Friday, January 11, 2013

Low Clouds in Life



The clouds sit very low today and some are caught on the mountain peaks, making for a gloomy drizzly overcast day.  But on a positive note, it is more like a warm spring day.

My mood has been more like this over the past month.  We have had n snow but lots of rain or overcast days.  I have mild SAD but this year it seems worse.  At times I wish I was a bear and could hibernate for the next two months and wake up in spring - a new world and a new beginning.

Part of this mood is grieving over losing my cat Joey - still going over the what ifs and what I missed. I know it was meant to be but it seems so final.  After losing so many pets over the years, I realize that when it is their time to go there is nothing that can change that.  I have seen cats survive incredible odds to live long lives and then others succumb early on  to sudden illness.  I think that their lives are predestined and they  have a finite time to experience life on earth before they return to spirit.  Knowing that doesn't make it easier to handle  losing them .


Dark and somber, the mountains still cast their spell on me.

“Faeries, come take me out of this dull world,
For I would ride with you upon the wind,
Run on the top of the dishevelled tide,
And dance upon the mountains like a flame.”  - W.B. Yeats

4 comments:

Fuzzy Tales said...

My mom always said that too...that we all have a finite number of heartbeats and when you're done, you're done. Fated, I suppose you could say.

You know, even after almost 2 years I still can play the "what if" game re: Annie. I just do my best not to go down that road anymore, because it can't change anything.

And the weird thing is that once in a long while, when I'm in bed and either reading or have just turned out the light, I'll feel a jump onto the covers--except when I look there's either no cat there or the boys are already there sleeping. I wonder if Annie still hangs around. :-)

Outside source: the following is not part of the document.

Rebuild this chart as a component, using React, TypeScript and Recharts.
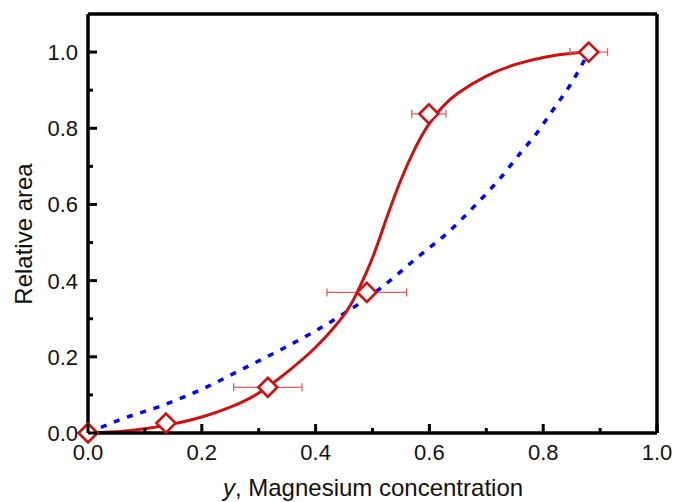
import React from 'react';
import { ComposedChart, Line, Scatter, XAxis, YAxis, ErrorBar, Customized } from 'recharts';

// ---- data ----
const tickValues = [0, 0.1, 0.2, 0.3, 0.4, 0.5, 0.6, 0.7, 0.8, 0.9, 1.0];
const majorTickLabels = ['0.0', '0.2', '0.4', '0.6', '0.8', '1.0'];

const measuredX = [0, 0.137, 0.316, 0.49, 0.599, 0.88];
const measuredY = [0, 0.026, 0.12, 0.369, 0.838, 1.0];
const measuredXErr = [0, 0.007, 0.06, 0.07, 0.03, 0.033];

const fitX = [0, 0.05, 0.1, 0.15, 0.2, 0.25, 0.3, 0.35, 0.4, 0.45, 0.475, 0.5, 0.525, 0.55, 0.575, 0.6, 0.625, 0.65, 0.7, 0.75, 0.8, 0.85, 0.88];
const fitY = [0, 0.003, 0.011, 0.024, 0.042, 0.068, 0.105, 0.16, 0.225, 0.31, 0.375, 0.46, 0.565, 0.665, 0.748, 0.813, 0.859, 0.892, 0.937, 0.967, 0.986, 0.997, 1.0];

const modelX = [0, 0.062, 0.132, 0.203, 0.273, 0.343, 0.402, 0.513, 0.583, 0.633, 0.68, 0.724, 0.762, 0.783, 0.818, 0.85, 0.88];
const modelY = [0, 0.038, 0.073, 0.117, 0.169, 0.222, 0.27, 0.379, 0.466, 0.527, 0.597, 0.668, 0.739, 0.776, 0.85, 0.92, 1.0];

const measured = measuredX.map((x, i) => ({ x, y: measuredY[i], xErr: measuredXErr[i] }));
const fitCurve = fitX.map((x, i) => ({ x, y: fitY[i] }));
const modelCurve = modelX.map((x, i) => ({ x, y: modelY[i] }));

const RED = '#cc1111';
const FONT = '"Liberation Sans", Arial, sans-serif';
const TEXT = '#111';

const isMajor = (v: number) => Math.round(v * 10) % 2 === 0;
const labelFor = (v: number) => majorTickLabels[Math.round(v * 5)];

const BottomTick = (props: any) => {
  const { x, y, payload } = props;
  const v = payload.value as number;
  const major = isMajor(v);
  return (
    <g>
      <line x1={x} x2={x} y1={y} y2={y - (major ? 9 : 5)} stroke="#000" strokeWidth={3} />
      {major && (
        <text x={x} y={y + 27} textAnchor="middle" fontSize={22} fontFamily={FONT} fill={TEXT}>
          {labelFor(v)}
        </text>
      )}
    </g>
  );
};

const TopTick = (props: any) => {
  const { x, y, payload } = props;
  const major = isMajor(payload.value);
  return <line x1={x} x2={x} y1={y} y2={y + (major ? 9 : 5)} stroke="#000" strokeWidth={3} />;
};

const LeftTick = (props: any) => {
  const { x, y, payload } = props;
  const v = payload.value as number;
  const major = isMajor(v);
  return (
    <g>
      <line x1={x} x2={x + (major ? 9 : 5)} y1={y} y2={y} stroke="#000" strokeWidth={3} />
      {major && (
        <text x={x - 10} y={y} dy="0.36em" textAnchor="end" fontSize={22} fontFamily={FONT} fill={TEXT}>
          {labelFor(v)}
        </text>
      )}
    </g>
  );
};

const RightTick = (props: any) => {
  const { x, y, payload } = props;
  const major = isMajor(payload.value);
  return <line x1={x} x2={x - (major ? 9 : 5)} y1={y} y2={y} stroke="#000" strokeWidth={3} />;
};

const Diamond = (props: any) => {
  const { cx, cy } = props;
  const r = 9.5;
  return (
    <polygon
      points={`${cx},${cy - r} ${cx + r},${cy} ${cx},${cy + r} ${cx - r},${cy}`}
      fill="#fff"
      stroke={RED}
      strokeWidth={2.6}
    />
  );
};

const AxisTitles = () => (
  <g fontFamily={FONT} fill={TEXT}>
    <text x={373} y={496} textAnchor="middle" fontSize={24}>
      <tspan fontStyle="italic">y</tspan>, Magnesium concentration
    </text>
    <text x={32} y={234} transform="rotate(-90 32 234)" textAnchor="middle" fontSize={24}>
      Relative area
    </text>
  </g>
);

export default function App() {
  return (
    <div style={{ position: 'absolute', left: 0, top: 0 }}>
      <ComposedChart width={675} height={502} margin={{ top: 0, right: 0, bottom: 0, left: 0 }}>
        <XAxis
          xAxisId="bottom"
          type="number"
          dataKey="x"
          domain={[0, 1]}
          ticks={tickValues}
          interval={0}
          orientation="bottom"
          height={69}
          tickSize={0}
          tickMargin={0}
          tickLine={false}
          axisLine={{ stroke: '#000', strokeWidth: 3.5 }}
          tick={<BottomTick />}
        />
        <XAxis
          xAxisId="top"
          type="number"
          dataKey="x"
          domain={[0, 1]}
          ticks={tickValues}
          interval={0}
          orientation="top"
          height={14}
          tickSize={0}
          tickMargin={0}
          tickLine={false}
          axisLine={{ stroke: '#000', strokeWidth: 3.5 }}
          tick={<TopTick />}
        />
        <YAxis
          yAxisId="left"
          type="number"
          domain={[0, 1.1]}
          ticks={tickValues}
          interval={0}
          orientation="left"
          width={88}
          tickSize={0}
          tickMargin={0}
          tickLine={false}
          axisLine={{ stroke: '#000', strokeWidth: 3.5 }}
          tick={<LeftTick />}
        />
        <YAxis
          yAxisId="right"
          type="number"
          domain={[0, 1.1]}
          ticks={tickValues}
          interval={0}
          orientation="right"
          width={18}
          tickSize={0}
          tickMargin={0}
          tickLine={false}
          axisLine={{ stroke: '#000', strokeWidth: 3.5 }}
          tick={<RightTick />}
        />
        <Line
          xAxisId="bottom"
          yAxisId="left"
          data={modelCurve}
          dataKey="y"
          type="monotone"
          stroke="#0000ff"
          strokeWidth={3.5}
          strokeDasharray="6 8"
          dot={false}
          activeDot={false}
          isAnimationActive={false}
        />
        <Line
          xAxisId="bottom"
          yAxisId="left"
          data={fitCurve}
          dataKey="y"
          type="natural"
          stroke={RED}
          strokeWidth={3}
          dot={false}
          activeDot={false}
          isAnimationActive={false}
        />
        <Scatter
          xAxisId="bottom"
          yAxisId="left"
          data={measured}
          dataKey="y"
          shape={<Diamond />}
          isAnimationActive={false}
        >
          <ErrorBar dataKey="xErr" direction="x" width={4} strokeWidth={1.3} stroke="#e06060" />
        </Scatter>
        <Customized component={<AxisTitles />} />
      </ComposedChart>
    </div>
  );
}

Anyway, wishing you sunny days, and Light for your spirit.

eileeninmd said...

I am so sorry about the loss of your Joey! I also know how it feels to loose a loved pet, they are part of the family and dearly missed. I hope with each day you feel a less sad. Lovely poem, wish you a happy weekend!

NCmountainwoman said...

We have definitely had more than our share of gray, gloomy days. Here's hoping for some brighter weather to lift your spirits.

Appalachian Lady said...

Sorry about the loss of your dear cat, Joey. But I'm glad you were feeling well enough to get these great shots of the mountains. I enjoyed the weekend warm weather but will be braving the cold pretty soon!